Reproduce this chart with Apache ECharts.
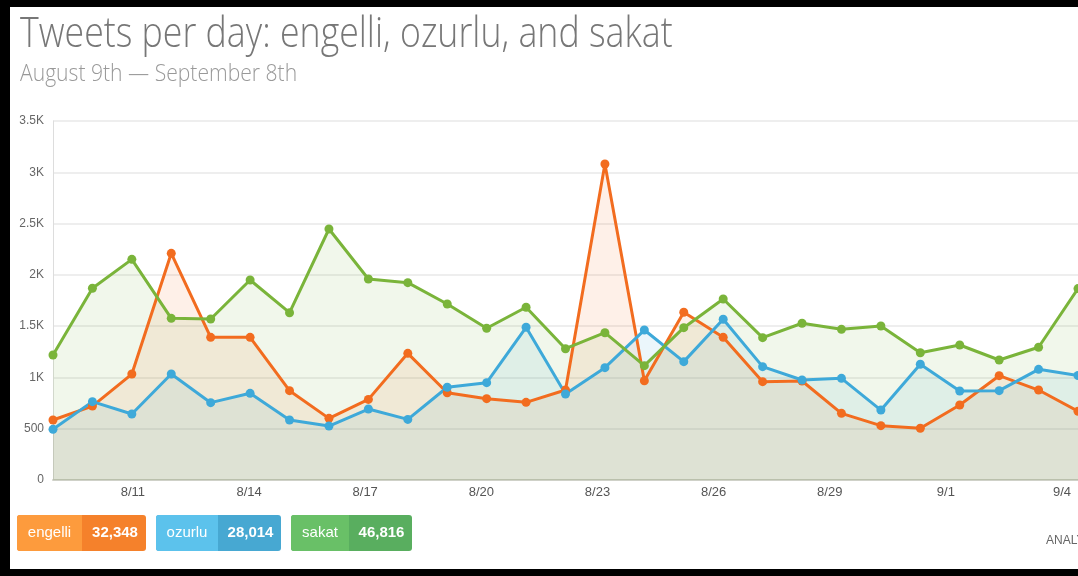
<!DOCTYPE html>
<html>
<head>
<meta charset="utf-8">
<title>Tweets per day</title>
<script src="https://cdn.jsdelivr.net/npm/echarts@6/dist/echarts.min.js"></script>
<style>
  html, body { margin: 0; padding: 0; background: #fff; }
  #chart { width: 1078px; height: 576px; }
</style>
</head>
<body>
<div id="chart"></div>
<script>
// days shown on the x axis (8/9 .. 9/4)
var days = ['8/9', '8/10', '8/11', '8/12', '8/13', '8/14', '8/15', '8/16', '8/17',
  '8/18', '8/19', '8/20', '8/21', '8/22', '8/23', '8/24', '8/25', '8/26', '8/27',
  '8/28', '8/29', '8/30', '8/31', '9/1', '9/2', '9/3', '9/4'];

// tweets per day
var engelli = [585, 721, 1033, 2210, 1391, 1391, 871, 601, 786, 1235, 851, 793, 757,
  877, 3081, 968, 1635, 1391, 959, 965, 650, 530, 504, 731, 1017, 877, 670];
var ozurlu = [494, 764, 643, 1033, 754, 845, 585, 526, 692, 591, 904, 949, 1489,
  838, 1095, 1462, 1154, 1567, 1105, 975, 991, 682, 1128, 868, 871, 1079, 1019];
var sakat = [1219, 1869, 2151, 1576, 1570, 1950, 1631, 2447, 1960, 1924, 1716, 1479, 1684,
  1280, 1436, 1115, 1485, 1765, 1388, 1528, 1469, 1501, 1241, 1316, 1170, 1294, 1866];

// totals in the badges under the chart
var names = ['engelli', 'ozurlu', 'sakat'];
var totals = ['32,348', '28,014', '46,816'];

var lineColors = ['#f26c1f', '#3ea9d9', '#7ab43a'];
var badgeLeft = ['#fd9b3d', '#5cc2ec', '#69c067'];
var badgeRight = ['#f5812b', '#47a8d2', '#59ae5f'];

var Chart = function() {
  var myChart;

  var kFormat = function(v) {
    if (v >= 1000) return (v / 1000) + 'K';
    return v;
  };

  var makeSeries = function(name, data, color) {
    return {
      name: name,
      type: 'line',
      data: data,
      symbol: 'circle',
      symbolSize: 9,
      lineStyle: { color: color, width: 3 },
      itemStyle: { color: color },
      areaStyle: { color: color, opacity: 0.1 },
      animation: false
    };
  };

  // coloured badges with name + total
  var badges = function() {
    var out = [];
    var xs = [17, 156, 291];
    var splits = [65, 62, 58];
    var widths = [129, 125, 121];
    for (var i = 0; i < names.length; i++) {
      var x = xs[i], y = 515, h = 36;
      out.push({
        type: 'rect', left: x, top: y,
        shape: { width: widths[i], height: h, r: 3 },
        style: { fill: badgeRight[i] }
      });
      out.push({
        type: 'rect', left: x, top: y,
        shape: { width: splits[i], height: h, r: [3, 0, 0, 3] },
        style: { fill: badgeLeft[i] }
      });
      out.push({
        type: 'text', x: x + splits[i] / 2, y: y + h / 2,
        style: { text: names[i], fill: '#fff', font: '15px "Liberation Sans"', align: 'center', verticalAlign: 'middle' }
      });
      out.push({
        type: 'text', x: x + splits[i] + (widths[i] - splits[i]) / 2 + 1, y: y + h / 2,
        style: { text: totals[i], fill: '#fff', font: 'bold 15px "Liberation Sans"', align: 'center', verticalAlign: 'middle' }
      });
    }
    return out;
  };

  var option = {
    backgroundColor: '#fff',
    animation: false,
    grid: [
      { left: 53, top: 121, bottom: 96, width: 1043 },
      // second grid only carries the date labels
      { left: 55.5, top: 121, bottom: 96, width: 1006.5 }
    ],
    xAxis: [{
      type: 'category',
      gridIndex: 0,
      data: days,
      boundaryGap: false,
      axisLine: { lineStyle: { color: '#cfd1c8', width: 2 } },
      axisTick: { show: false },
      axisLabel: { show: false }
    }, {
      type: 'category',
      gridIndex: 1,
      data: days,
      boundaryGap: false,
      axisLine: { show: false },
      axisTick: { show: false },
      axisLabel: {
        interval: function(i) { return i % 3 === 2; },
        color: '#555',
        fontSize: 13,
        fontFamily: 'Liberation Sans',
        margin: 6
      }
    }],
    yAxis: [{
      type: 'value',
      gridIndex: 0,
      min: 0,
      max: 3500,
      interval: 500,
      axisLine: { show: true, lineStyle: { color: '#dddddd' } },
      axisTick: { show: false },
      splitLine: { lineStyle: { color: '#eeeeee', width: 2 } },
      axisLabel: {
        formatter: kFormat,
        color: '#666',
        fontSize: 12,
        fontFamily: 'Liberation Sans',
        margin: 9
      }
    }, {
      type: 'value',
      gridIndex: 1,
      show: false
    }],
    series: [
      makeSeries('engelli', engelli, lineColors[0]),
      makeSeries('ozurlu', ozurlu, lineColors[1]),
      makeSeries('sakat', sakat, lineColors[2])
    ],
    graphic: [
      {
        type: 'text', x: 20, y: 14, scaleX: 0.85,
        style: { text: 'Tweets per day: engelli, ozurlu, and sakat', fill: '#777', font: '300 42px "Open Sans"', verticalAlign: 'top' }
      },
      {
        type: 'text', x: 20, y: 62, scaleX: 0.88,
        style: { text: 'August 9th \u2014 September 8th', fill: '#999', font: '300 24px "Open Sans"', verticalAlign: 'top' }
      },
      {
        type: 'text', x: 1046, y: 541,
        style: { text: 'ANALYTICS', fill: '#666', font: '12px "Liberation Sans"', verticalAlign: 'middle' }
      },
      // black frame of the screenshot
      { type: 'rect', left: 0, top: 0, z: 100, shape: { width: 1078, height: 7 }, style: { fill: '#000' } },
      { type: 'rect', left: 0, top: 0, z: 100, shape: { width: 10, height: 576 }, style: { fill: '#000' } },
      { type: 'rect', left: 0, top: 569, z: 100, shape: { width: 1078, height: 7 }, style: { fill: '#000' } }
    ].concat(badges())
  };

  return {
    init: function(id) {
      myChart = echarts.init(document.getElementById(id));
      myChart.setOption(option);
      return myChart;
    }
  };
}();

Chart.init('chart');
</script>
</body>
</html>
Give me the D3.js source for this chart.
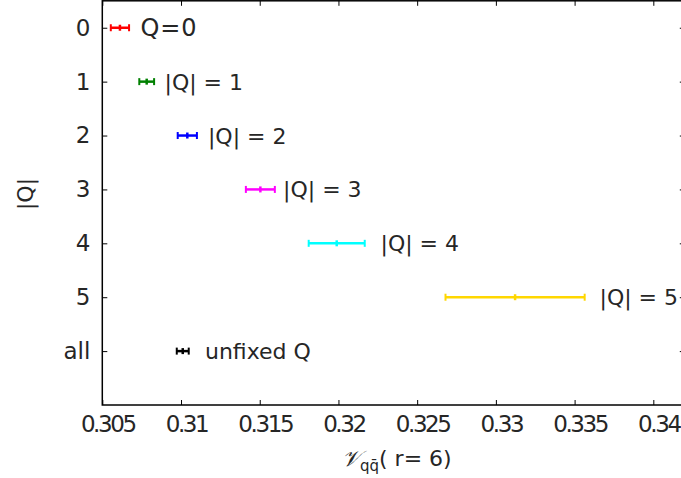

Goal of the exercise: Print the data above verbatim from the first line through the line holding "var totals = ['32,348', '28,014', '46,816'];", leaving every picture out.

Right answer:
Reproduce this chart with Apache ECharts.
<!DOCTYPE html>
<html>
<head>
<meta charset="utf-8">
<title>Tweets per day</title>
<script src="https://cdn.jsdelivr.net/npm/echarts@6/dist/echarts.min.js"></script>
<style>
  html, body { margin: 0; padding: 0; background: #fff; }
  #chart { width: 1078px; height: 576px; }
</style>
</head>
<body>
<div id="chart"></div>
<script>
// days shown on the x axis (8/9 .. 9/4)
var days = ['8/9', '8/10', '8/11', '8/12', '8/13', '8/14', '8/15', '8/16', '8/17',
  '8/18', '8/19', '8/20', '8/21', '8/22', '8/23', '8/24', '8/25', '8/26', '8/27',
  '8/28', '8/29', '8/30', '8/31', '9/1', '9/2', '9/3', '9/4'];

// tweets per day
var engelli = [585, 721, 1033, 2210, 1391, 1391, 871, 601, 786, 1235, 851, 793, 757,
  877, 3081, 968, 1635, 1391, 959, 965, 650, 530, 504, 731, 1017, 877, 670];
var ozurlu = [494, 764, 643, 1033, 754, 845, 585, 526, 692, 591, 904, 949, 1489,
  838, 1095, 1462, 1154, 1567, 1105, 975, 991, 682, 1128, 868, 871, 1079, 1019];
var sakat = [1219, 1869, 2151, 1576, 1570, 1950, 1631, 2447, 1960, 1924, 1716, 1479, 1684,
  1280, 1436, 1115, 1485, 1765, 1388, 1528, 1469, 1501, 1241, 1316, 1170, 1294, 1866];

// totals in the badges under the chart
var names = ['engelli', 'ozurlu', 'sakat'];
var totals = ['32,348', '28,014', '46,816'];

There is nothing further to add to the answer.